Personally, I don’t think Buffett would invest in a company like Shell in the current economic climate. It’s very undervalued compared to its US counterparts even though the share price recently hit an all-time high. In my experience, prices tend to correct after hitting new highs – especially when the CEO is considering moving a listing to more lucrative shores.
With all this uncertainty, I think a risk-averse investor like Buffett might choose a more stable energy-related stock like National Grid.
The world’s favourite beverage company
Coca-Cola is one of the world’s most popular beverages and the NYSE-listed company has long been one of Buffett’s favourite stock picks. For UK-based investors, the European counterpart Coca-Cola HBC (LSE:CCH) is available on the London Stock Exchange (LSE).
Coca-Cola is a rock-solid brand, with the HBC side of the business dominating much of the European soft drinks market. But does it have growth potential? Unless it can expand to other planets in the universe, I worry its growth prospects are a bit limited. I guess that’s the problem with cornering the entire market!

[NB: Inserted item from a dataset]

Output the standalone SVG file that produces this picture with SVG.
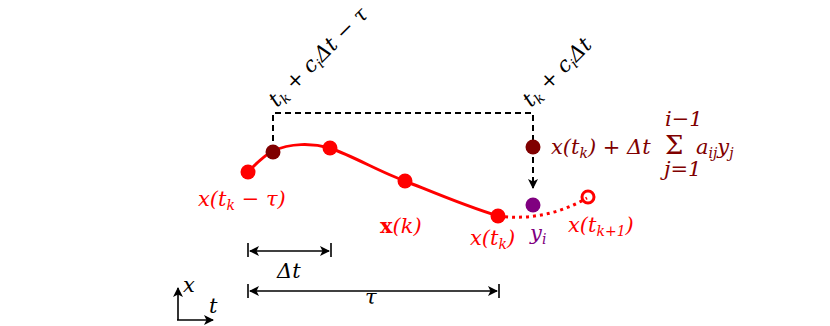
<svg xmlns="http://www.w3.org/2000/svg" width="830" height="326" viewBox="0 0 830 326">
<defs>
<marker id="ah" viewBox="0 0 10 10" refX="9" refY="5" markerWidth="10" markerHeight="10" markerUnits="userSpaceOnUse" orient="auto-start-reverse">
<path d="M0,0 L10,5 L0,10 L2.5,5 Z" fill="#000"/>
</marker>
</defs>
<style>
text{font-family:"DejaVu Serif","Liberation Serif",serif;font-style:italic;font-size:21px}
.sub{font-size:14px}
.red{fill:#f00}
.dred{fill:#800000}
.pur{fill:#800080}
.blk{fill:#000}
.dash{fill:none;stroke:#000;stroke-width:2;stroke-dasharray:6 4}
.dim{fill:none;stroke:#000;stroke-width:1.6}
.tick{stroke:#000;stroke-width:1.6}
</style>
<rect width="830" height="326" fill="#fff"/>
<g id="connectors">
<path class="dash" d="M273,151 V113 H533 V147"/>
<path class="dash" d="M533,147 V188" marker-end="url(#ah)"/>
<path d="M248,172 C256,164 263,156 273,151 C290,143 312,143 330,148 C355,157 380,172 405,181 C435,193 465,206 498,216" fill="none" stroke="#f00" stroke-width="3"/>
<path d="M498,216 Q545,222 587,198" fill="none" stroke="#f00" stroke-width="3" stroke-dasharray="3 4"/>
<line class="tick" x1="248" y1="243" x2="248" y2="257"/>
<line class="tick" x1="331" y1="243" x2="331" y2="257"/>
<line class="dim" x1="250" y1="251" x2="329" y2="251" marker-start="url(#ah)" marker-end="url(#ah)"/>
<line class="tick" x1="248" y1="284" x2="248" y2="298"/>
<line class="tick" x1="499" y1="284" x2="499" y2="298"/>
<line class="dim" x1="250" y1="291" x2="497" y2="291" marker-start="url(#ah)" marker-end="url(#ah)"/>
<path class="dim" d="M178,320 V288" marker-end="url(#ah)"/>
<path class="dim" d="M177,320 H213" marker-end="url(#ah)"/>
</g>
<g id="node-xtk-tau"><circle cx="248" cy="172" r="7.5" class="red"/>
<text class="red" x="198" y="206">x(t<tspan class="sub" dy="4">k</tspan><tspan dy="-4"> − τ)</tspan></text></g>
<g id="node-stage-past"><circle cx="273" cy="152" r="7.5" class="dred"/></g>
<g id="node-p2"><circle cx="330" cy="148" r="7.5" class="red"/></g>
<g id="node-xk"><circle cx="405" cy="181" r="7.5" class="red"/>
<text class="red" x="380" y="233"><tspan font-style="normal" font-weight="bold">x</tspan>(k)</text></g>
<g id="node-xtk"><circle cx="498" cy="216" r="7.5" class="red"/>
<text class="red" x="470" y="245">x(t<tspan class="sub" dy="4">k</tspan><tspan dy="-4">)</tspan></text></g>
<g id="node-stage"><circle cx="533" cy="147" r="7.5" class="dred"/>
<text class="dred" x="551" y="154">x(t<tspan class="sub" dy="4">k</tspan><tspan dy="-4">) + Δt</tspan></text>
<text class="dred" x="665" y="154" style="font-style:normal;font-size:26px">Σ</text>
<text class="dred" x="665" y="126" font-size="12">i−1</text>
<text class="dred" x="664" y="176" font-size="12">j=1</text>
<text class="dred" x="696" y="154">a<tspan class="sub" dy="4">ij</tspan><tspan dy="-4">y</tspan><tspan class="sub" dy="4">j</tspan></text></g>
<g id="node-yi"><circle cx="533" cy="205" r="7.5" class="pur"/>
<text class="pur" x="530" y="240">y<tspan class="sub" dy="4">i</tspan></text></g>
<g id="node-xtk1"><circle cx="588" cy="197" r="6" fill="none" stroke="#f00" stroke-width="3"/>
<text class="red" x="568" y="232">x(t<tspan class="sub" dy="4">k+1</tspan><tspan dy="-4">)</tspan></text></g>
<g id="labels">
<text class="blk" font-size="20" transform="translate(277,108) rotate(-45)">t<tspan class="sub" dy="4">k</tspan><tspan dy="-4"> + c</tspan><tspan class="sub" dy="4">i</tspan><tspan dy="-4">Δt − τ</tspan></text>
<text class="blk" font-size="20" transform="translate(531,108) rotate(-45)">t<tspan class="sub" dy="4">k</tspan><tspan dy="-4"> + c</tspan><tspan class="sub" dy="4">i</tspan><tspan dy="-4">Δt</tspan></text>
<text class="blk" x="277" y="278">Δt</text>
<text class="blk" x="365" y="304">τ</text>
<text class="blk" x="183" y="292" font-size="14">x</text>
<text class="blk" x="209" y="313" font-size="14">t</text>
</g>
</svg>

Despite its dominance, the soft drinks giant is at risk from competition as private-label brands begin capitalising on the growing demographic of health-conscious consumers. Key metrics to look at when considering growth potential are revenue and earnings before interest and tax (EBIT).
While its EBIT has remained relatively constant over the past five years, revenue has enjoyed a promising increase of 50%. Unfortunately, Coca-Cola HBC isn’t quite the cash cow that its US counterpart is. The share price is down 12.5% in the past five years, as opposed to 21% growth for the US stock.
Still, I think it represents the type of low-risk, reliable stock that Buffett might choose as a long-term investment. I might even consider adding it to my portfolio soon!